An example of this would be:
Before preprocessing:
I don't think Albert will come. I think he said he wouldn't.
After expansion and conversion to lowercase:
i do not think albert will come. i think he said he would not.
After tokenization, use the following regex to define tokens:
([^\W_]+)|([,.;:?!]+)
(Tokens will be words, numbers and punctuation signs).token_dictionary = { 'i': 1, 'do': 2, 'not': 3, 'think': 4, 'albert': 5, 'will': 6, 'come': 7, '.': 8, 'he': 9, 'said': 10, 'would': 11 } tokenized_text = [-1, 1, 2, 3, 4, 5, 6, 7, 8, 1, 4, 9, 10, 9, 11, 3, -2]
Wait, what are those -1
and -2
doing at the beginning and the end of the list? Well, they are special tokens reserved to mark just that: when a sentence starts and when it ends. They will be important when generating sentences with the chain.
Make a list of words and their followers
Now that we have a list with the tokenized text, we have to iterate it storing the number of appearances of each word and the frequency that other words appear after it:
build_markov(tokenized_text):
appearances = {}
matrix = {}
it = 1
while it < tokenized_text.length
current = tokenized_text[it - 1]
next = tokenized_text[it]
// EXISTING WORD
if current in appearances.keys
appearances[current]++
// EXISTING PAIR
if next in matrix[current].keys
matrix[current][next]++
// NEW PAIR
else
matrix[current] = {next: 1}
// NEW WORD
else
appearances[current] = 1
matrix[current] = {next: 1}
it = it + 1
// FINALLY, NORMALIZE THE PROBABILITIES
for word in matrix.keys
for follower in matrix[word].keys
matrix[word][follower] = matrix[word][follower] / appearances[word]
return matrix
And your Markov chain would be ready to use!
Generating text from the chain
Now, to generate the chain we will need a roulette selection function to pick an element from a word-probability dictionary.
roulette (words):
selection = random_number() // floating between 0 and 1
for candidate in words.keys
probability = words[candidate]
selection = selection - probability
if selection < 0
return candidate
And now, using that function we can use the Markov chain to generate a new word token given the previous:
generate_next_token (matrix, token):
return roulette(matrix[token])
Remember the special tokens -1
and -2
? This is where they come in handy. Using them we are able to make the function that generates a full sentence:
generate_sentence_tokens (matrix):
tokens = [-1]
while tokens.last != -2
tokens.push(generate_next_token(matrix, token.last))
return tokens
Finally, we just have to translate back tokens to words, ignoring the first and the last ones.
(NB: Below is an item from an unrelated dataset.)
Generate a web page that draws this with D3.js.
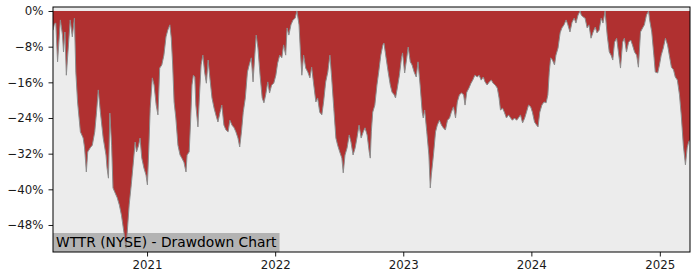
<!DOCTYPE html>
<html>
<head>
<meta charset="utf-8">
<script src="https://cdn.jsdelivr.net/npm/d3@7"></script>
<style>
  html, body { margin: 0; padding: 0; background: #ffffff; }
  svg { display: block; }
  text { font-family: "DejaVu Sans", sans-serif; }
</style>
</head>
<body>
<svg id="chart" width="700" height="280"></svg>
<script>
// ---- data ----
const title = "WTTR (NYSE) - Drawdown Chart";
const dates = [
"2020-04-08","2020-04-12","2020-04-16","2020-04-21","2020-04-29","2020-05-05","2020-05-08","2020-05-12","2020-05-16","2020-05-22",
"2020-05-27","2020-06-02","2020-06-08","2020-06-12","2020-06-17","2020-06-25","2020-07-03","2020-07-07","2020-07-12","2020-07-16",
"2020-07-23","2020-07-29","2020-08-05","2020-08-10","2020-08-15","2020-08-21","2020-08-29","2020-09-06","2020-09-09","2020-09-13",
"2020-09-17","2020-09-22","2020-09-26","2020-10-02","2020-10-08","2020-10-14","2020-10-20","2020-10-27","2020-11-02","2020-11-05",
"2020-11-11","2020-11-17","2020-11-23","2020-11-28","2020-12-02","2020-12-08","2020-12-12","2020-12-17","2020-12-23","2020-12-29",
"2021-01-02","2021-01-06","2021-01-10","2021-01-16","2021-01-21","2021-01-27","2021-02-01","2021-02-06","2021-02-12","2021-02-18",
"2021-02-24","2021-03-01","2021-03-07","2021-03-11","2021-03-15","2021-03-19","2021-03-24","2021-03-30","2021-04-05","2021-04-10",
"2021-04-16","2021-04-22","2021-04-25","2021-05-01","2021-05-05","2021-05-09","2021-05-13","2021-05-17","2021-05-20","2021-05-26",
"2021-05-30","2021-06-04","2021-06-09","2021-06-14","2021-06-19","2021-06-24","2021-06-29","2021-07-05","2021-07-11","2021-07-16",
"2021-07-22","2021-07-28","2021-08-02","2021-08-08","2021-08-14","2021-08-20","2021-08-25","2021-08-31","2021-09-06","2021-09-11",
"2021-09-17","2021-09-22","2021-09-27","2021-10-02","2021-10-08","2021-10-14","2021-10-19","2021-10-25","2021-10-30","2021-11-04",
"2021-11-08","2021-11-13","2021-11-19","2021-11-25","2021-11-30","2021-12-05","2021-12-11","2021-12-16","2021-12-22","2021-12-28",
"2022-01-03","2022-01-08","2022-01-14","2022-01-20","2022-01-25","2022-01-31","2022-02-04","2022-02-09","2022-02-15","2022-02-21",
"2022-02-27","2022-03-04","2022-03-10","2022-03-14","2022-03-18","2022-03-23","2022-03-29","2022-04-04","2022-04-10","2022-04-15",
"2022-04-21","2022-04-27","2022-05-02","2022-05-08","2022-05-14","2022-05-19","2022-05-25","2022-05-31","2022-06-06","2022-06-11",
"2022-06-17","2022-06-23","2022-06-28","2022-07-04","2022-07-10","2022-07-14","2022-07-19","2022-07-25","2022-07-31","2022-08-05",
"2022-08-11","2022-08-17","2022-08-22","2022-08-28","2022-09-03","2022-09-09","2022-09-14","2022-09-20","2022-09-26","2022-09-29",
"2022-10-02","2022-10-06","2022-10-12","2022-10-18","2022-10-23","2022-10-29","2022-11-04","2022-11-07","2022-11-13","2022-11-19",
"2022-11-25","2022-11-30","2022-12-06","2022-12-10","2022-12-15","2022-12-21","2022-12-27","2022-12-30","2023-01-05","2023-01-11",
"2023-01-15","2023-01-21","2023-01-26","2023-02-01","2023-02-07","2023-02-12","2023-02-18","2023-02-24","2023-02-27","2023-03-03",
"2023-03-09","2023-03-15","2023-03-19","2023-03-22","2023-03-28","2023-04-03","2023-04-08","2023-04-14","2023-04-20","2023-04-25",
"2023-05-01","2023-05-07","2023-05-13","2023-05-18","2023-05-24","2023-05-30","2023-06-04","2023-06-10","2023-06-16","2023-06-22",
"2023-06-26","2023-07-01","2023-07-07","2023-07-13","2023-07-18","2023-07-24","2023-07-31","2023-08-05","2023-08-11","2023-08-17",
"2023-08-22","2023-08-28","2023-09-03","2023-09-09","2023-09-14","2023-09-20","2023-09-26","2023-10-01","2023-10-05","2023-10-11",
"2023-10-16","2023-10-22","2023-10-28","2023-11-03","2023-11-08","2023-11-14","2023-11-20","2023-11-25","2023-12-01","2023-12-07",
"2023-12-13","2023-12-18","2023-12-24","2023-12-30","2024-01-04","2024-01-10","2024-01-16","2024-01-20","2024-01-25","2024-01-31",
"2024-02-06","2024-02-12","2024-02-17","2024-02-21","2024-02-25","2024-03-01","2024-03-07","2024-03-11","2024-03-17","2024-03-23",
"2024-03-28","2024-04-03","2024-04-09","2024-04-14","2024-04-20","2024-04-26","2024-05-02","2024-05-07","2024-05-13","2024-05-19",
"2024-05-22","2024-05-27","2024-06-02","2024-06-08","2024-06-13","2024-06-19","2024-06-25","2024-07-01","2024-07-06","2024-07-12",
"2024-07-18","2024-07-23","2024-07-29","2024-08-04","2024-08-10","2024-08-15","2024-08-20","2024-08-25","2024-08-31","2024-09-05",
"2024-09-11","2024-09-17","2024-09-22","2024-09-28","2024-10-04","2024-10-10","2024-10-15","2024-10-21","2024-10-27","2024-11-01",
"2024-11-07","2024-11-13","2024-11-18","2024-11-24","2024-11-30","2024-12-03","2024-12-09","2024-12-15","2024-12-19","2024-12-26",
"2024-12-31","2025-01-05","2025-01-11","2025-01-17","2025-01-23","2025-01-28","2025-02-03","2025-02-09","2025-02-14","2025-02-20",
"2025-02-26","2025-03-03","2025-03-09","2025-03-15","2025-03-20","2025-03-24","2025-03-28"
];
const drawdown = [
-4.3,-2.9,-2.7,-11.4,-2.0,-5.4,-9.2,-4.7,-14.4,-7.6,
-2.0,-5.8,-1.6,-13.7,-20.4,-27.1,-28.5,-30.7,-36.1,-31.6,
-30.7,-30.1,-27.1,-22.7,-17.7,-22.7,-28.5,-32.3,-35.2,-37.5,
-22.9,-30.1,-39.7,-40.8,-41.9,-43.5,-45.8,-49.6,-53.2,-50.2,
-43.5,-39.0,-33.9,-29.4,-31.6,-30.1,-28.5,-33.0,-35.2,-36.8,
-39.0,-30.7,-21.8,-15.0,-16.6,-21.1,-23.3,-12.8,-12.1,-9.9,
-5.8,-4.3,-3.1,-6.1,-12.1,-20.4,-24.0,-30.1,-32.3,-33.0,
-33.9,-36.1,-32.3,-31.6,-24.9,-16.6,-14.4,-14.8,-21.1,-26.0,
-19.5,-12.1,-9.9,-13.7,-16.2,-11.0,-15.0,-19.5,-21.8,-23.3,
-24.9,-22.7,-21.1,-25.6,-26.7,-27.1,-24.5,-25.6,-26.2,-27.1,
-28.5,-30.5,-27.1,-22.7,-19.5,-13.7,-12.1,-10.5,-15.9,-9.9,
-5.4,-8.3,-14.4,-19.5,-20.6,-18.8,-15.9,-18.4,-16.6,-16.2,
-14.4,-11.7,-9.9,-10.5,-7.6,-9.9,-3.8,-5.4,-3.1,-2.0,
-1.6,0,-3.1,-9.2,-14.4,-9.9,-12.8,-13.7,-15.0,-12.6,
-16.6,-20.4,-19.5,-22.7,-23.3,-20.4,-15.9,-13.7,-9.9,-15.0,
-21.8,-28.5,-30.1,-31.6,-33.0,-36.3,-32.3,-30.7,-27.8,-29.4,
-32.3,-30.7,-28.5,-25.6,-28.5,-27.1,-26.2,-27.8,-31.6,-33.0,
-27.1,-22.7,-21.1,-16.6,-13.7,-9.9,-7.6,-7.2,-10.5,-13.7,
-16.6,-18.2,-18.8,-19.5,-17.3,-14.4,-10.5,-9.4,-13.9,-10.5,
-8.1,-11.4,-12.1,-13.7,-14.8,-11.4,-16.6,-22.7,-24.0,-22.2,
-27.1,-32.3,-39.7,-36.8,-32.3,-27.1,-25.6,-24.5,-25.6,-26.2,
-26.7,-24.5,-24.0,-22.7,-21.5,-24.0,-20.4,-18.8,-18.4,-18.8,
-21.1,-18.2,-17.3,-16.2,-15.5,-14.4,-14.8,-14.4,-15.5,-14.8,
-15.9,-16.6,-15.9,-15.5,-16.2,-16.6,-17.3,-19.5,-22.2,-21.8,
-22.7,-24.0,-23.3,-24.0,-24.5,-24.0,-24.5,-24.0,-23.3,-25.1,
-24.0,-22.7,-21.1,-21.5,-22.7,-24.9,-25.6,-26.0,-22.7,-21.1,
-20.4,-20.6,-18.8,-13.7,-10.5,-11.0,-12.1,-9.9,-8.3,-4.9,
-3.8,-3.1,-2.0,-3.1,-4.7,-2.5,-1.6,-2.7,-0.9,0,
-0.9,-1.3,-1.6,-3.8,-3.1,-6.1,-4.7,-3.6,-4.9,-4.3,
-1.6,-2.7,0,-5.4,-9.2,-9.9,-11.0,-7.0,-6.1,-9.2,
-12.8,-7.0,-6.1,-9.2,-7.0,-6.5,-7.6,-9.2,-9.9,-12.6,
-4.7,-3.8,-3.1,-0.9,0,-2.0,-4.7,-9.9,-13.7,-13.9,
-12.1,-9.9,-8.3,-6.1,-7.6,-9.9,-12.6,-13.2,-14.8,-15.5,
-18.8,-23.3,-30.1,-34.5,-30.7,-29.4,-28.9
];
const yTicks = [0, -8, -16, -24, -32, -40, -48];
const yDomain = [-54.06, 0.9];
const xTickYears = ["2021", "2022", "2023", "2024", "2025"];

// ---- drawing ----
const parse = d3.timeParse("%Y-%m-%d");
const data = dates.map((d, i) => ({ date: parse(d), v: drawdown[i] }));

const svg = d3.select("#chart");
const pL = 53, pR = 690, pT = 7, pB = 252;

const x = d3.scaleTime().domain(d3.extent(data, d => d.date)).range([pL, pR]);
const y = d3.scaleLinear().domain(yDomain).range([pB, pT]);

svg.append("rect").attr("width", 700).attr("height", 280).attr("fill", "#ffffff");

svg.append("defs").append("clipPath").attr("id", "clip")
  .append("rect").attr("x", pL).attr("y", pT).attr("width", pR - pL).attr("height", pB - pT);

svg.append("rect")
  .attr("x", pL).attr("y", pT).attr("width", pR - pL).attr("height", pB - pT)
  .attr("fill", "#ececec");

// title box background (drawn under the area)
const boxRect = svg.append("rect")
  .attr("x", pL).attr("y", pB - 19).attr("height", 19)
  .attr("fill", "#b3b3b3");

const g = svg.append("g").attr("clip-path", "url(#clip)");

const area = d3.area()
  .x(d => x(d.date))
  .y0(y(0))
  .y1(d => y(d.v));

g.append("path").datum(data)
  .attr("d", area)
  .attr("fill", "#b03030");

g.append("path").datum(data)
  .attr("d", d3.line().x(d => x(d.date)).y(d => y(d.v)))
  .attr("fill", "none")
  .attr("stroke", "#8c8c8c")
  .attr("stroke-width", 1);

// title text
const tText = svg.append("text")
  .attr("x", pL + 3)
  .attr("y", pB - 5)
  .attr("font-size", "13.8px")
  .attr("fill", "#000")
  .text(title);
boxRect.attr("width", tText.node().getComputedTextLength() + 6);

// axes
const fmtPct = v => (v < 0 ? "\u2212" + Math.abs(v) : String(v)) + "%";
const yAxis = d3.axisLeft(y).tickValues(yTicks).tickFormat(fmtPct).tickSize(4.5).tickPadding(5);
const yg = svg.append("g").attr("transform", `translate(${pL},0)`).call(yAxis);

const yearDates = xTickYears.map(s => parse(s + "-01-01"));
const xAxis = d3.axisBottom(x).tickValues(yearDates).tickFormat((d, i) => xTickYears[i]).tickSize(4.5).tickPadding(4);
const xg = svg.append("g").attr("transform", `translate(0,${pB})`).call(xAxis);

[yg, xg].forEach(a => {
  a.select(".domain").remove();
  a.selectAll("text").attr("font-family", "DejaVu Sans").attr("font-size", "11.8px").attr("fill", "#1a1a1a");
  a.selectAll("line").attr("stroke", "#000").attr("stroke-width", 0.9);
});

// frame
svg.append("rect")
  .attr("x", pL).attr("y", pT).attr("width", pR - pL).attr("height", pB - pT)
  .attr("fill", "none").attr("stroke", "#000").attr("stroke-width", 1);
</script>
</body>
</html>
You might also want to do some postprocessing to put uppercase where is due and fix the whitespaces, for example before punctuation signs. I leave that to you.
Conclusion
The pseudo-code I've shown here works for a first order Markov chain. In the next posts, I will explain how to do a chain of order N and implement it in several languages. I hope you found this useful, please leave your thoughts in the comments!